Rows from a dataset of charts and code:
———

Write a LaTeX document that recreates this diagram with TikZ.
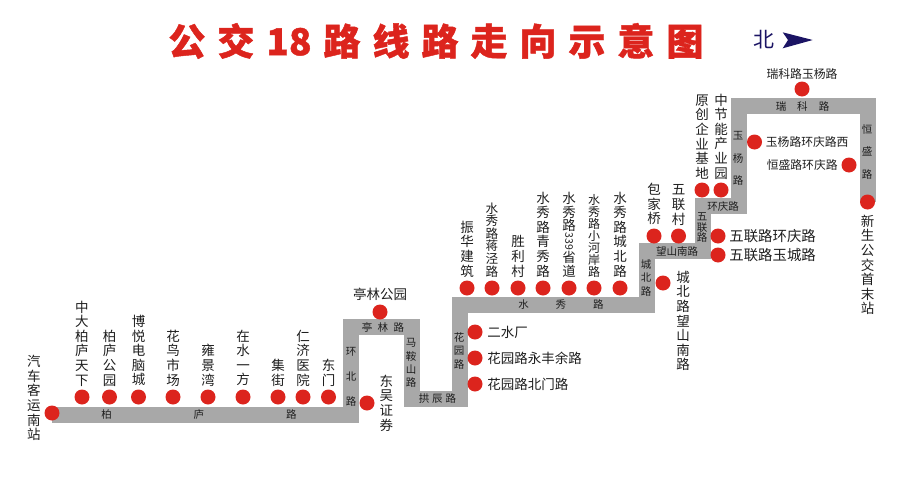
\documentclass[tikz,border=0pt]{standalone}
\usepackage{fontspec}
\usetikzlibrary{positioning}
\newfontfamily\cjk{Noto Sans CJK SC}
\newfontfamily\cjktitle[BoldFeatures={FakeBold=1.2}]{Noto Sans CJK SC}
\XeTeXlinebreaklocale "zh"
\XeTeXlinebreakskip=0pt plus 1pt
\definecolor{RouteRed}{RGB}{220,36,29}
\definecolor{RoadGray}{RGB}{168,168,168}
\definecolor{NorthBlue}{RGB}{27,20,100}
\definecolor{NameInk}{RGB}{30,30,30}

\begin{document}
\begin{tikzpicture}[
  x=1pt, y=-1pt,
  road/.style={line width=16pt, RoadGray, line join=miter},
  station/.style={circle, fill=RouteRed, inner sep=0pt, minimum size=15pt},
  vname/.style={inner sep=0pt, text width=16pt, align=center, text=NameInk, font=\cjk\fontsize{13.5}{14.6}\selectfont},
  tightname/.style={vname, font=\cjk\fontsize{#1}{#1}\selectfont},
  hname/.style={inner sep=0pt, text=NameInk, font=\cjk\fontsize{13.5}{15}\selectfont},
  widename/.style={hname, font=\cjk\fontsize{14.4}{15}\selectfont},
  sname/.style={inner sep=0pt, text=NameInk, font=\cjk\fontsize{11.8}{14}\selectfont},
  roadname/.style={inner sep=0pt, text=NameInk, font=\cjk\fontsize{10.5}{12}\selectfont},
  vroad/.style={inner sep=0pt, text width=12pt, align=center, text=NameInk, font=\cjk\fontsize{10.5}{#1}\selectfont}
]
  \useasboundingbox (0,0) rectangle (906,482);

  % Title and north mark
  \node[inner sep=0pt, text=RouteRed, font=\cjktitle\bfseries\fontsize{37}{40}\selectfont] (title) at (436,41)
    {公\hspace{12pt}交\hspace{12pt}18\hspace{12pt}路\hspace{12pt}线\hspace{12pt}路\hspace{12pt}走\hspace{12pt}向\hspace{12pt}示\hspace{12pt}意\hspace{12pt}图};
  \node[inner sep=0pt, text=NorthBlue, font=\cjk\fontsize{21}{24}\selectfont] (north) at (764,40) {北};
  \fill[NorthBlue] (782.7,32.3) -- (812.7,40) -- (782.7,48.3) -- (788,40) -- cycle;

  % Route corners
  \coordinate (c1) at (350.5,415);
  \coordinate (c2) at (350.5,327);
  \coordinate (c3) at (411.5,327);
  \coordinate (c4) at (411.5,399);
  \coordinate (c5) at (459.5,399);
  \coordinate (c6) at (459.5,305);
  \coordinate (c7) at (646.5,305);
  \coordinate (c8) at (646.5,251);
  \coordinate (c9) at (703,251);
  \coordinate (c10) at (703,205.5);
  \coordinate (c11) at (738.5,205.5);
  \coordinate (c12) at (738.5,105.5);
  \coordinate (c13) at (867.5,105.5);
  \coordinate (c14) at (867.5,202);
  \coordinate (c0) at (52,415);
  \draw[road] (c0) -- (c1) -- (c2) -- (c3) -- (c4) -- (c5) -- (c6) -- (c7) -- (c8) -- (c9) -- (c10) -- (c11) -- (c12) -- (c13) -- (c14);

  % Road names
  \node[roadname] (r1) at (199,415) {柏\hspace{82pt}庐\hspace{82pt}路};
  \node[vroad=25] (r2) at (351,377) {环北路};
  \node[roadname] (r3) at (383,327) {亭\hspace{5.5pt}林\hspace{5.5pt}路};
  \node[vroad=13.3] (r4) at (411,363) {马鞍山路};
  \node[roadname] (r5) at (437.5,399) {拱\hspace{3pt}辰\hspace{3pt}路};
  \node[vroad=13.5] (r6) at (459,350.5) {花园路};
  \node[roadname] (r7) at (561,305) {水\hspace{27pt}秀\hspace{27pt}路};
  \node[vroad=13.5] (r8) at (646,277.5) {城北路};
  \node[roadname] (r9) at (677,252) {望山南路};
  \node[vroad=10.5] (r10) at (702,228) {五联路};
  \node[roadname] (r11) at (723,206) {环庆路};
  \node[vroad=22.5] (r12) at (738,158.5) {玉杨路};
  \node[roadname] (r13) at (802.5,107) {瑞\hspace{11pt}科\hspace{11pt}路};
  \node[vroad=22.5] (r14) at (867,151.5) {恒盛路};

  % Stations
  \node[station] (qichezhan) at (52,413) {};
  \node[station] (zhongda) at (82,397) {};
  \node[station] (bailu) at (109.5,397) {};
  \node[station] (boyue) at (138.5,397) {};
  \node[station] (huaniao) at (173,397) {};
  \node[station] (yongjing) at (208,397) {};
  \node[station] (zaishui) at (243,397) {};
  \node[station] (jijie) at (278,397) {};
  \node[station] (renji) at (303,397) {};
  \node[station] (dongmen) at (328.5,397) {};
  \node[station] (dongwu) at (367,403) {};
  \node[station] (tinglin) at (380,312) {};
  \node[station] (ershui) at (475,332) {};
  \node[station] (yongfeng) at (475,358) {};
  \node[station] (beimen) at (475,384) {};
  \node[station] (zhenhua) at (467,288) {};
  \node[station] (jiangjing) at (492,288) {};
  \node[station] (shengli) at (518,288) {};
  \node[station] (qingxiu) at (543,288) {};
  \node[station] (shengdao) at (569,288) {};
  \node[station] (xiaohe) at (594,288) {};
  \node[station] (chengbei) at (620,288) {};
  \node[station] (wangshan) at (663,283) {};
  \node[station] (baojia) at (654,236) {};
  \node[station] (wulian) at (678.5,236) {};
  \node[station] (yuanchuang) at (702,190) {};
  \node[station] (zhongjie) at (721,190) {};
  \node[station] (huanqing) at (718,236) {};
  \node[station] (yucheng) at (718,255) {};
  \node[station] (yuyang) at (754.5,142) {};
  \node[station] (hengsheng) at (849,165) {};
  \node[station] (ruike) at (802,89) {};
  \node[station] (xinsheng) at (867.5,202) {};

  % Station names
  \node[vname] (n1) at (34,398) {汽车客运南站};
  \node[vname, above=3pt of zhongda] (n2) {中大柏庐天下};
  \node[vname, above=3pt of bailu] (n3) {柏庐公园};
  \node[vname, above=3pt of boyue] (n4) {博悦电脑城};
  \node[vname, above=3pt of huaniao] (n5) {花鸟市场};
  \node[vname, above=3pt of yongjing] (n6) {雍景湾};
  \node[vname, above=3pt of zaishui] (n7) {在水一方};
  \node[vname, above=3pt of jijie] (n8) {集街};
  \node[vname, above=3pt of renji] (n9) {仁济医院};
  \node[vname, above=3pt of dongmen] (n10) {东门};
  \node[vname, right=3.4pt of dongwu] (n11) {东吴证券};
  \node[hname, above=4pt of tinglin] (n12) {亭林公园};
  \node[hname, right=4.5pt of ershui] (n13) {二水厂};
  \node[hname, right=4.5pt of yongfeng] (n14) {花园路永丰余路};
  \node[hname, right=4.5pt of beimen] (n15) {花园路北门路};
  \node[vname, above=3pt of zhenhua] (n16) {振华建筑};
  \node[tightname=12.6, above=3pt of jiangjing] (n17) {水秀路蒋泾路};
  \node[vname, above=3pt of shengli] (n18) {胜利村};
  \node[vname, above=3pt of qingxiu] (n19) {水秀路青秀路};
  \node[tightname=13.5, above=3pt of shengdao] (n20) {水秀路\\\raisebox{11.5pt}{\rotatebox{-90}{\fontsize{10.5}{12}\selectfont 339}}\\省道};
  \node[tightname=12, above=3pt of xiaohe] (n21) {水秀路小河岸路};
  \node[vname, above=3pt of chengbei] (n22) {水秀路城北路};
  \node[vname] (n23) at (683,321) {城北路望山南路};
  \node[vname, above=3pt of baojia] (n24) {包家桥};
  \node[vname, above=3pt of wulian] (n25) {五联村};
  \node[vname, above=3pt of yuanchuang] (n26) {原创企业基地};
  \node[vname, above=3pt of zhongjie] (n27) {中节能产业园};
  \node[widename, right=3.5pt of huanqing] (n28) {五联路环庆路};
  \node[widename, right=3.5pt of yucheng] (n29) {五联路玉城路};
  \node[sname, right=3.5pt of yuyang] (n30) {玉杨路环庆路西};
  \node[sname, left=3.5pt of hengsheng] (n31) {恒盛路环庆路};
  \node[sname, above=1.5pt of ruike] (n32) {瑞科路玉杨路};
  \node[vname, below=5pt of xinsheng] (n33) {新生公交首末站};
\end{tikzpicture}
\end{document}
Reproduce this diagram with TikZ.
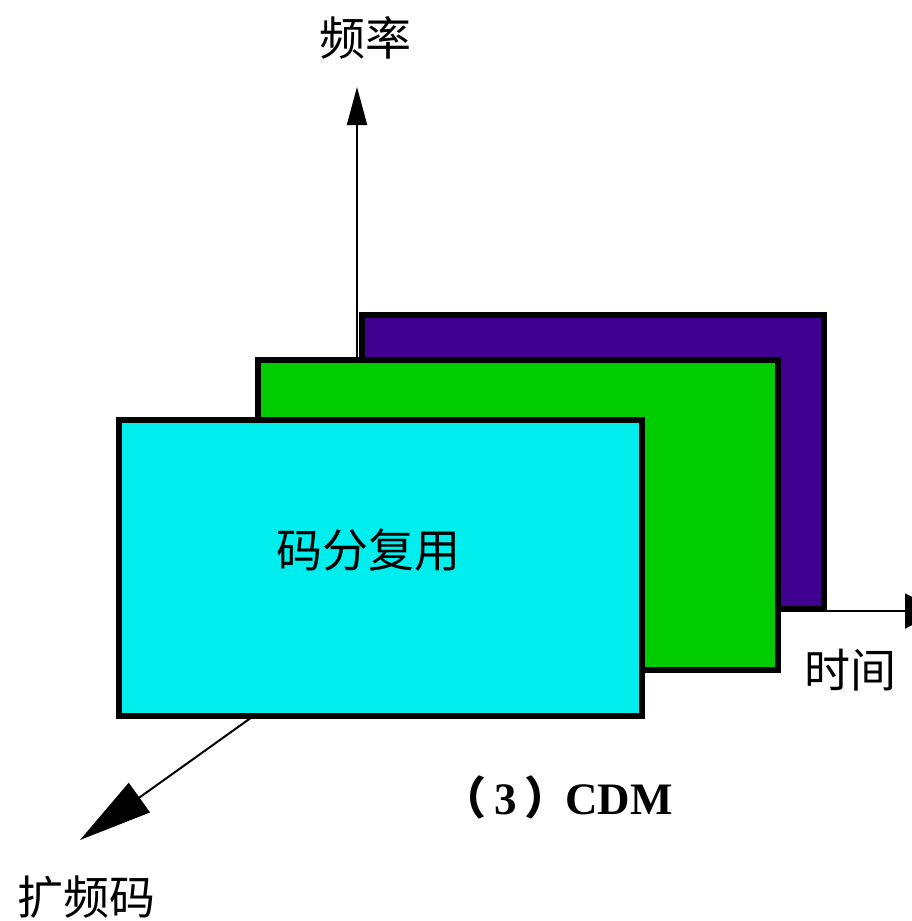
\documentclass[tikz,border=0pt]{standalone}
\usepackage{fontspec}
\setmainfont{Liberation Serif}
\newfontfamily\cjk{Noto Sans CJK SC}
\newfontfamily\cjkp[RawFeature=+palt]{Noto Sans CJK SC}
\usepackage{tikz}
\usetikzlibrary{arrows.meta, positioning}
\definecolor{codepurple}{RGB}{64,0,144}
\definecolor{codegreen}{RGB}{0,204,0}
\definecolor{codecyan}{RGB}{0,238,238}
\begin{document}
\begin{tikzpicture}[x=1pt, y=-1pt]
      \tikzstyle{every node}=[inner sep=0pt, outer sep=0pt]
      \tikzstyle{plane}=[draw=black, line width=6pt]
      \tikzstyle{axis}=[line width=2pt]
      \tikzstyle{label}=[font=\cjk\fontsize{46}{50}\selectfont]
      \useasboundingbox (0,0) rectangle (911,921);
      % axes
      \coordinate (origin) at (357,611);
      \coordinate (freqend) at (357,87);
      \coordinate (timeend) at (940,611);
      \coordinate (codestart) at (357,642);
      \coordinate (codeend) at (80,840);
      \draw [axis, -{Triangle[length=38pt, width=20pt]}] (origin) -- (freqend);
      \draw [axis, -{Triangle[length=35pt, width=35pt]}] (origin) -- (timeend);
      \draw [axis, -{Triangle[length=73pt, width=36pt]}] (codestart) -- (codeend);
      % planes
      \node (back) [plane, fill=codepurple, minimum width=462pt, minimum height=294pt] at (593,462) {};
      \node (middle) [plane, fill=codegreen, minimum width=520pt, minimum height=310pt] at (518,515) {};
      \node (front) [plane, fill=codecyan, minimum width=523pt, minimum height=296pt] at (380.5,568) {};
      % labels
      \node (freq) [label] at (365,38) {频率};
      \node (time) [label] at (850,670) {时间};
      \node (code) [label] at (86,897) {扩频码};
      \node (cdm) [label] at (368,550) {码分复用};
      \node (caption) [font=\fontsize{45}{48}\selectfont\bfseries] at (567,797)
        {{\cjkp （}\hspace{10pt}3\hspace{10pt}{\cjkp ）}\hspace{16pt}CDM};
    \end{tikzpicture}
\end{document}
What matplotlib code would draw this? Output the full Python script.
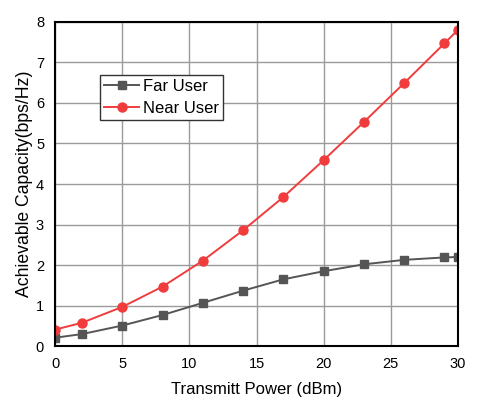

———

Your instructions » From the first line above down to the line with "(788,40) -- cycle;", reproduce every line and no others, omitting pictures.

Answer »
Write a LaTeX document that recreates this diagram with TikZ.
\documentclass[tikz,border=0pt]{standalone}
\usepackage{fontspec}
\usetikzlibrary{positioning}
\newfontfamily\cjk{Noto Sans CJK SC}
\newfontfamily\cjktitle[BoldFeatures={FakeBold=1.2}]{Noto Sans CJK SC}
\XeTeXlinebreaklocale "zh"
\XeTeXlinebreakskip=0pt plus 1pt
\definecolor{RouteRed}{RGB}{220,36,29}
\definecolor{RoadGray}{RGB}{168,168,168}
\definecolor{NorthBlue}{RGB}{27,20,100}
\definecolor{NameInk}{RGB}{30,30,30}

\begin{document}
\begin{tikzpicture}[
  x=1pt, y=-1pt,
  road/.style={line width=16pt, RoadGray, line join=miter},
  station/.style={circle, fill=RouteRed, inner sep=0pt, minimum size=15pt},
  vname/.style={inner sep=0pt, text width=16pt, align=center, text=NameInk, font=\cjk\fontsize{13.5}{14.6}\selectfont},
  tightname/.style={vname, font=\cjk\fontsize{#1}{#1}\selectfont},
  hname/.style={inner sep=0pt, text=NameInk, font=\cjk\fontsize{13.5}{15}\selectfont},
  widename/.style={hname, font=\cjk\fontsize{14.4}{15}\selectfont},
  sname/.style={inner sep=0pt, text=NameInk, font=\cjk\fontsize{11.8}{14}\selectfont},
  roadname/.style={inner sep=0pt, text=NameInk, font=\cjk\fontsize{10.5}{12}\selectfont},
  vroad/.style={inner sep=0pt, text width=12pt, align=center, text=NameInk, font=\cjk\fontsize{10.5}{#1}\selectfont}
]
  \useasboundingbox (0,0) rectangle (906,482);

  % Title and north mark
  \node[inner sep=0pt, text=RouteRed, font=\cjktitle\bfseries\fontsize{37}{40}\selectfont] (title) at (436,41)
    {公\hspace{12pt}交\hspace{12pt}18\hspace{12pt}路\hspace{12pt}线\hspace{12pt}路\hspace{12pt}走\hspace{12pt}向\hspace{12pt}示\hspace{12pt}意\hspace{12pt}图};
  \node[inner sep=0pt, text=NorthBlue, font=\cjk\fontsize{21}{24}\selectfont] (north) at (764,40) {北};
  \fill[NorthBlue] (782.7,32.3) -- (812.7,40) -- (782.7,48.3) -- (788,40) -- cycle;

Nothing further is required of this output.